Continue to ask yourself: Are my students being treated with the same humanity and dignity that I expect for my own children, my friends, myself? If the answer is no, experience the pain of that and decide how action will arise in you.
4. Pay attention to how some benefit from the oppressive circumstances that bind others.
For instance, if your children attend a well-funded school and you teach yoga in a poorly funded school—yet both schools are within the same district—it could be said that your children are benefiting from the suffering of the children you teach.

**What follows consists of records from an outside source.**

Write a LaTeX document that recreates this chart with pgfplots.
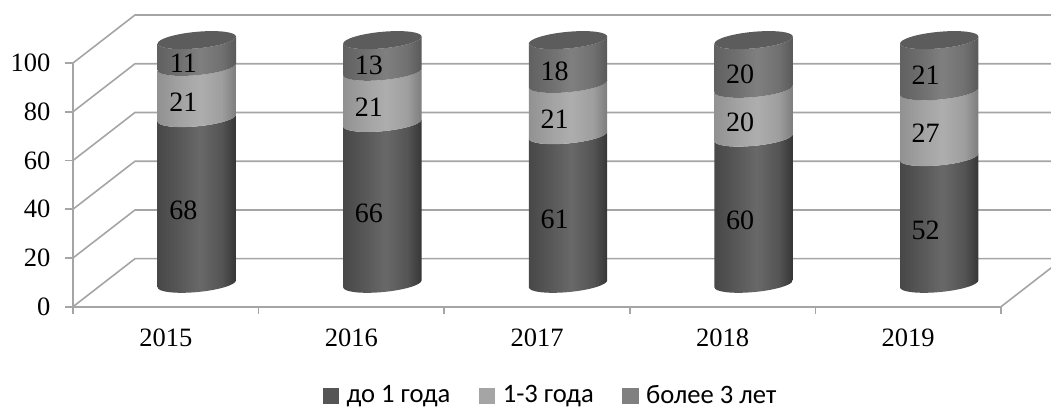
\documentclass[border=0pt]{standalone}
\usepackage{pgfplots}
\pgfplotsset{compat=1.18}
\usepackage{pgfplotstable}
\usepackage{fontspec}
\setmainfont{Liberation Serif}
\newfontfamily\legfont{Carlito}
\definecolor{wall}{RGB}{165,165,165}
\definecolor{legA}{RGB}{85,85,85}
\definecolor{legB}{RGB}{165,165,165}
\definecolor{legC}{RGB}{128,128,128}
\definecolor{capc}{RGB}{92,92,92}
\def\yu{2.437}
\pgfdeclarehorizontalshading{shA}{100bp}{rgb(0bp)=(0.28,0.28,0.28); rgb(25bp)=(0.28,0.28,0.28); rgb(40bp)=(0.35,0.35,0.35); rgb(52bp)=(0.41,0.41,0.41); rgb(66bp)=(0.33,0.33,0.33); rgb(75bp)=(0.21,0.21,0.21); rgb(100bp)=(0.21,0.21,0.21)}
\pgfdeclarehorizontalshading{shB}{100bp}{rgb(0bp)=(0.57,0.57,0.57); rgb(25bp)=(0.57,0.57,0.57); rgb(40bp)=(0.64,0.64,0.64); rgb(52bp)=(0.68,0.68,0.68); rgb(66bp)=(0.62,0.62,0.62); rgb(75bp)=(0.49,0.49,0.49); rgb(100bp)=(0.49,0.49,0.49)}
\pgfdeclarehorizontalshading{shC}{100bp}{rgb(0bp)=(0.38,0.38,0.38); rgb(25bp)=(0.38,0.38,0.38); rgb(40bp)=(0.44,0.44,0.44); rgb(52bp)=(0.50,0.50,0.50); rgb(66bp)=(0.44,0.44,0.44); rgb(75bp)=(0.35,0.35,0.35); rgb(100bp)=(0.35,0.35,0.35)}
\newcommand\declseg[2]{\pgfdeclareplotmark{#1}{%
  \pgfscope
  \pgftransformshift{\pgfpoint{31pt}{22.9pt}}%
  \pgfpathmoveto{\pgfpoint{-39.2pt}{-3.5pt}}%
  \pgfpathcurveto{\pgfpoint{-39.2pt}{-8.084pt}}{\pgfpoint{-21.65pt}{-10.233pt}}{\pgfpoint{0pt}{-8.3pt}}%
  \pgfpathcurveto{\pgfpoint{21.65pt}{-6.367pt}}{\pgfpoint{39.2pt}{-1.084pt}}{\pgfpoint{39.2pt}{3.5pt}}%
  \pgfpathlineto{\pgfpoint{39.2pt}{\segH pt+3.5pt}}%
  \pgfpathcurveto{\pgfpoint{39.2pt}{\segH pt-1.084pt}}{\pgfpoint{21.65pt}{\segH pt-6.367pt}}{\pgfpoint{0pt}{\segH pt-8.3pt}}%
  \pgfpathcurveto{\pgfpoint{-21.65pt}{\segH pt-10.233pt}}{\pgfpoint{-39.2pt}{\segH pt-8.084pt}}{\pgfpoint{-39.2pt}{\segH pt-3.5pt}}%
  \pgfpathclose
  \pgfshadepath{#2}{0}%
  \pgfusepath{discard}%
  \endpgfscope}}
\declseg{segA}{shA}
\declseg{segB}{shB}
\declseg{segC}{shC}
\pgfdeclareplotmark{capm}{%
  \pgfscope
  \pgftransformshift{\pgfpoint{31pt}{22.9pt}}%
  \pgfsetfillcolor{capc}%
  \pgfpathmoveto{\pgfpoint{-39.2pt}{-3.5pt}}%
  \pgfpathcurveto{\pgfpoint{-39.2pt}{-8.084pt}}{\pgfpoint{-21.65pt}{-10.233pt}}{\pgfpoint{0pt}{-8.3pt}}%
  \pgfpathcurveto{\pgfpoint{21.65pt}{-6.367pt}}{\pgfpoint{39.2pt}{-1.084pt}}{\pgfpoint{39.2pt}{3.5pt}}%
  \pgfpathcurveto{\pgfpoint{39.2pt}{8.084pt}}{\pgfpoint{21.65pt}{10.233pt}}{\pgfpoint{0pt}{8.3pt}}%
  \pgfpathcurveto{\pgfpoint{-21.65pt}{6.367pt}}{\pgfpoint{-39.2pt}{1.084pt}}{\pgfpoint{-39.2pt}{-3.5pt}}%
  \pgfpathclose
  \pgfusepath{fill}%
  \endpgfscope}
\pgfplotstableread{
x base h
0 0 68
1 0 66
2 0 61
3 0 60
4 0 52
}\tblA
\pgfplotstableread{
x base h
0 68 21
1 66 21
2 61 21
3 60 20
4 52 27
}\tblB
\pgfplotstableread{
x base h
0 89 11
1 87 13
2 82 18
3 80 20
4 79 21
}\tblC
\pgfplotsset{
  seg/.style={scatter,only marks,mark=#1,point meta=explicit symbolic,
    scatter/@pre marker code/.code={\pgfmathsetmacro\segH{\pgfplotspointmeta*\yu}\scope},
    scatter/@post marker code/.code={\endscope}},
  lab/.style={draw=none,mark=none,forget plot,point meta=explicit symbolic,nodes near coords,
    every node near coord/.append style={anchor=center,inner sep=0pt,xshift=17.5pt,yshift=13.4pt,
      font=\fontsize{28}{28}\selectfont}},
  sq/.style={legend image code/.code={\fill[#1] (0pt,-8.7pt) rectangle (15.5pt,6.8pt); \path (0pt,0pt) (21.5pt,0pt);}},
  grd/.style={wall,line width=1.6pt,forget plot}
}
\begin{document}
\begin{tikzpicture}
\useasboundingbox (-73pt,-100.3pt) rectangle (978pt,306.7pt);
\clip (-73pt,-100.3pt) rectangle (978pt,306.7pt);
\begin{axis}[
  at={(0,0)},anchor=south west,
  x=185.6pt,y=\yu pt,
  xmin=-0.5,xmax=4.5,ymin=0,ymax=100,
  clip=false,
  axis x line=bottom,axis y line=left,
  axis line style={-,wall,line width=1.6pt},
  every tick/.style={wall,line width=1.6pt},
  tick align=outside,major tick length=7.5pt,
  xtick={-0.5,0.5,1.5,2.5,3.5,4.5},
  x tick label as interval,
  xticklabels={2015,2016,2017,2018,2019},
  ytick={0,20,40,60,80,100},
  minor tick num=0,
  tick label style={font=\fontsize{26.5}{27}\selectfont,/pgf/number format/assume math mode=true,black},
  xticklabel style={yshift=-11.5pt},
  yticklabel style={xshift=-11.5pt},
  legend columns=3,
  legend style={draw=none,fill=none,at={(axis description cs:0.269,-0.362)},anchor=west,
    font=\legfont\fontsize{26.6}{27}\selectfont,
    /tikz/every even column/.append style={column sep=26.5pt},
    inner sep=0pt,outer sep=0pt},
]
\addplot[grd] coordinates {(-0.5,0) (-0.166,19.7) (4.9,19.7)};
\addplot[grd] coordinates {(-0.5,20) (-0.166,39.7) (4.9,39.7)};
\addplot[grd] coordinates {(-0.5,40) (-0.166,59.7) (4.9,59.7)};
\addplot[grd] coordinates {(-0.5,60) (-0.166,79.7) (4.9,79.7)};
\addplot[grd] coordinates {(-0.5,80) (-0.166,99.7) (4.9,99.7)};
\addplot[grd] coordinates {(-0.5,100) (-0.166,119.7) (4.9,119.7)};
\addplot[grd] coordinates {(4.5,0) (4.834,19.7)};
\addplot[seg=segA,sq=legA] table[x=x,y=base,meta=h] {\tblA};
\addlegendentry{до 1 года}
\addplot[seg=segB,sq=legB] table[x=x,y=base,meta=h] {\tblB};
\addlegendentry{1-3 года}
\addplot[seg=segC,sq=legC] table[x=x,y=base,meta=h] {\tblC};
\addlegendentry{более 3 лет}
\addplot[only marks,mark=capm,forget plot] coordinates {(0,100) (1,100) (2,100) (3,100) (4,100)};
\addplot[lab] table[x=x,y expr=\thisrow{base}+\thisrow{h}/2,meta=h] {\tblA};
\addplot[lab] table[x=x,y expr=\thisrow{base}+\thisrow{h}/2,meta=h] {\tblB};
\addplot[lab] table[x=x,y expr=\thisrow{base}+\thisrow{h}/2,meta=h] {\tblC};
\end{axis}
\end{tikzpicture}
\end{document}
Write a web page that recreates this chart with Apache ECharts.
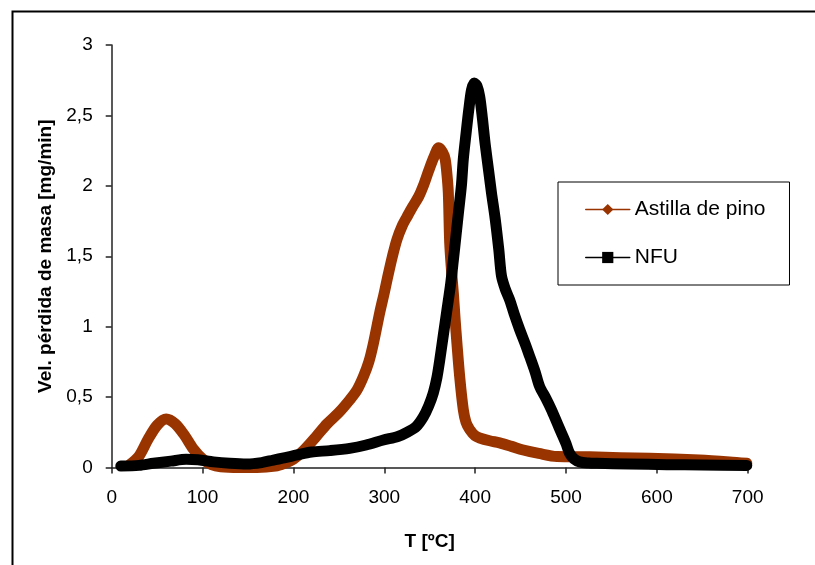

Might it be part of your mindfulness practice to advocate for a more equitable distribution of district funding?
In another example, if you are teaching yoga to prisoners who are incarcerated for illegal drug use or sales and you too sold some marijuana in high school but weren’t caught (or perhaps you own a share in the new neighborhood dispensary, now that marijuana is legal in your state), how is your freedom and profit related to the suffering of your students who live in captivity? How might your awareness lead to greater equity?
5. Notice what arises from practices of mindfulness and interconnection and then discuss collective action with others.
Be gentle with yourself during the process of gaining awareness and learning. Allies and accomplices can help you gain knowledge about funding and policies. Develop communities in which you can openly discuss social inequities that are based on resources, race, gender, and ability.
Not only does having these discussions “off the mat” lead to greater awareness and learning as well as greater opportunities to collaborate for equity, they help us to become better yoga teachers. We become more aware of who feels comfortable in or excluded from the practice itself and how we might promote greater access.
Mindfulness practice is not just about the benefits of calming our own vrittis, it’s about coming to see clearly, feel deeply, and act responsibly. There will always be different interpretations of social circumstances and discomfort is bound to arise, but as yoga teachers, we can do our best to acknowledge not only a desire to help, but our interconnectedness and privileges.
Bringing our teaching practice to diverse yoga communities is a gift, especially in cultures where economic and racial segregation are the norm, as they are in the United States. Chances are, we will come to notice how our yoga practices and traditions have been colonized by ego, greed, and loneliness too, and that awareness, once passed on, will help the next generation of practitioners deepen their practice and ability to serve as well.